Usually I soak the currants and/or raisins in rum or bourbon, but this time I soaked them in orange liqueur. Then I upped the orange factor by adding the zest from a whole, large orange. Finally I used fresh orange juice in the dough and in the icing for making the cross on top...lots of orange in this version. I also used both golden raisins and currants, but no candied fruit this time. Still used the warm spices of nutmeg, cinnamon and cloves, and I used bread flour.

It might seem like a big deal to make these if you don't often make your own rolls or buns, but the great thing is that you make 16 of them! They freeze well. I haven't had any of the frozen ones yet, but I bet there will the fine fragrance of orange in your kitchen if your rewarm them slightly in your oven or the microwave.  



We had ours yesterday morning with scrambled eggs and a mixed fruit salad. It made a wonderful Easter feast for the start of a great day.




Hot Cross Buns
Makes 16 buns

1/4 cup golden raisins, soaked in a few tablespoons Grand Marnier or other orange liquor
3/4 cup warm (100° to 110°) whole milk (I used soy)
4 1/2 teaspoons (2 packages) active dry yeast
1/4 cup fresh orange juice
1/4 cup brown sugar
finely grated zest from 1 large orange
1 large egg
1/4 cup butter, melted and cooled
3/4 teaspoon salt
1/2 teaspoon nutmeg, preferably freshly grated
1/2 teaspoon cinnamon
1/4 teaspoon cloves
About 31/2 cups flour (mostly wheat with some other grains is fine) - I used 3 cups bread flour, but you might need a bit more
1/4 cup dried currants, plumped with a little boiling water if dry, then drained well

2 teaspoons (about) fresh orange juice
1 cup powdered sugar, put through a fine strainer if lumpy

1. Drain the soaked raisins through a strainer, reserving the liquid. Set aside the raisins.
In a bowl of a stand mixer, combine milk and yeast; let stand until yeast softens, 5 to 10 minutes, then add the reserved liquid and fresh orange juice. In another bowl, blend with your fingers the brown sugar and orange zest until consistency of wet sand.  Whisk in the whole egg, cooled melted butter, salt, nutmeg, cinnamon, cloves. Add to the milk/yeast mixture and beat on medium speed with dough hook until blended.

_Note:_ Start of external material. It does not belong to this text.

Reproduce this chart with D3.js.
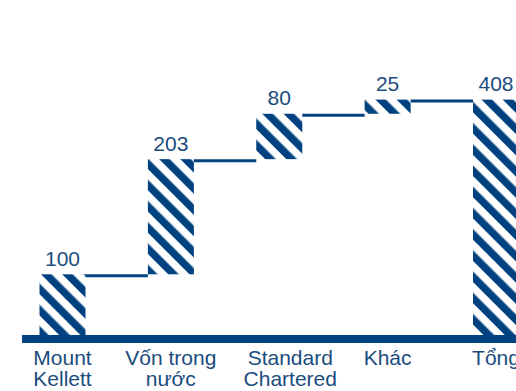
<!DOCTYPE html>
<html>
<head>
<meta charset="utf-8">
<script src="https://cdn.jsdelivr.net/npm/d3@7"></script>
<style>
  html, body { margin: 0; padding: 0; background: #fff; overflow: hidden; }
  text { font-family: "Liberation Sans", Arial, Helvetica, sans-serif; }
</style>
</head>
<body>
<svg id="chart" width="516" height="391"></svg>
<script>
// categories, line-broken labels and values of the waterfall
const categories = ["Mount Kellett", "Vốn trong nước", "Standard Chartered", "Khác", "Tổng"]
const labelLines = [["Mount", "Kellett"], ["Vốn trong", "nước"], ["Standard", "Chartered"], ["Khác"], ["Tổng"]]
const values = [100, 203, 80, 25, 408]
const isTotal = [false, false, false, false, true]

const blue = "#00427f"
const textBlue = "#1b4c7e"
// the original nudges this one label to the right
const labelNudge = { "Standard Chartered": 11 }

const svg = d3.select("#chart")

// stripes for the bars
svg.append("defs")
    .append("pattern")
    .attr("id", "hatch")
    .attr("patternUnits", "userSpaceOnUse")
    .attr("width", 15)
    .attr("height", 15)
    .attr("patternTransform", "rotate(-45)")
    .append("rect")
    .attr("width", 7.5)
    .attr("height", 15)
    .attr("fill", blue)

let x = d3.scalePoint().domain(categories).range([62.5, 496])
let y = d3.scaleLinear().domain([0, 408]).range([331, 99.6])
const barW = 46
const baseTop = 335

// running totals
let cum = 0
let steps = categories.map((c, i) => {
    let start = isTotal[i] ? 0 : cum
    let end = isTotal[i] ? values[i] : cum + values[i]
    if (!isTotal[i]) cum = end
    return { cat: c, start, end, value: values[i], lines: labelLines[i] }
})
const bottom = d => d.start === 0 ? baseTop + 1 : y(d.start)

// connectors
svg.append("g")
    .selectAll("line")
    .data(steps.slice(0, -1))
    .join("line")
    .attr("x1", d => x(d.cat) + barW / 2)
    .attr("x2", (d, i) => x(steps[i + 1].cat) - barW / 2)
    .attr("y1", d => y(d.end) + 1.5)
    .attr("y2", d => y(d.end) + 1.5)
    .attr("stroke", blue)
    .attr("stroke-width", 3)

svg.append("g")
    .selectAll("rect")
    .data(steps)
    .join("rect")
    .attr("x", d => x(d.cat) - barW / 2)
    .attr("width", barW)
    .attr("y", d => y(d.end))
    .attr("height", d => bottom(d) - y(d.end))
    .attr("fill", "url(#hatch)")

// baseline
svg.append("line")
    .attr("x1", 22)
    .attr("x2", 520)
    .attr("y1", baseTop + 4)
    .attr("y2", baseTop + 4)
    .attr("stroke", blue)
    .attr("stroke-width", 8)

// value labels
svg.append("g")
    .selectAll("text")
    .data(steps)
    .join("text")
    .attr("x", d => x(d.cat))
    .attr("y", d => y(d.end) - 8.5)
    .attr("text-anchor", "middle")
    .attr("font-size", 21)
    .attr("fill", textBlue)
    .text(d => d.value)

// category labels
let cl = svg.append("g")
    .selectAll("text")
    .data(steps)
    .join("text")
    .attr("y", 364.5)
    .attr("text-anchor", "middle")
    .attr("font-size", 21)
    .attr("fill", textBlue)

cl.selectAll("tspan")
    .data(d => d.lines.map(l => ({ l, cx: x(d.cat) + (labelNudge[d.cat] || 0) })))
    .join("tspan")
    .attr("x", d => d.cx)
    .attr("dy", (d, i) => i ? 21.5 : 0)
    .text(d => d.l)
</script>
</body>
</html>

2. Blend most of the  flour into the batter, a half cup at a time. Beat on medium speed until dough is smooth and stretchy, 10 to 12 minutes, using dough hook. Add just enough additional flour, a tablespoon at a time, (about 1/4 cup) so dough is only slightly tacky.

3. Turn dough out onto lightly floured clean surface and shape into a ball. Coat bowl with spray oil (I used butter flavored spray oil). Return dough to bowl, turn to coat with oil, cover, and let rise in a warm place until doubled, about 1 1/4 hours.

4. Punch down dough. Add currants and raisins to the dough, pick up dough, and mix with your hands to distribute fruit.(I turned the dough out onto a lightly floured board and kneaded the dough in...that way I was sure that I had the fruit well distributed.) Using a bench scraper, divide the dough into 16 pieces, about the same size. (You can use a scale if you have one...set to grams works best.) With floured hands, shape into 16 smooth rounds. (With all the fruit added it might be difficult to have a smooth top...just do the best you can.) Evenly space rounds in two buttered 8- or 9-in. square or round pans.

5. Cover loosely and let rise in a warm place until doubled and puffy, about 40 minutes. Meanwhile, preheat oven to 400°. Brush buns with beaten egg (egg wash is optional). Bake until deep golden, 13 to 15 minutes, up to 25 minutes. Let cool in pans at least 30 minutes.

6. In a small bowl, stir together juice and powdered sugar until smooth. Spoon into a small, heavy-gauge plastic bag, snip a hole in a corner, and squeeze icing onto buns to form large Xs on cooled buns. Let icing harden, then serve.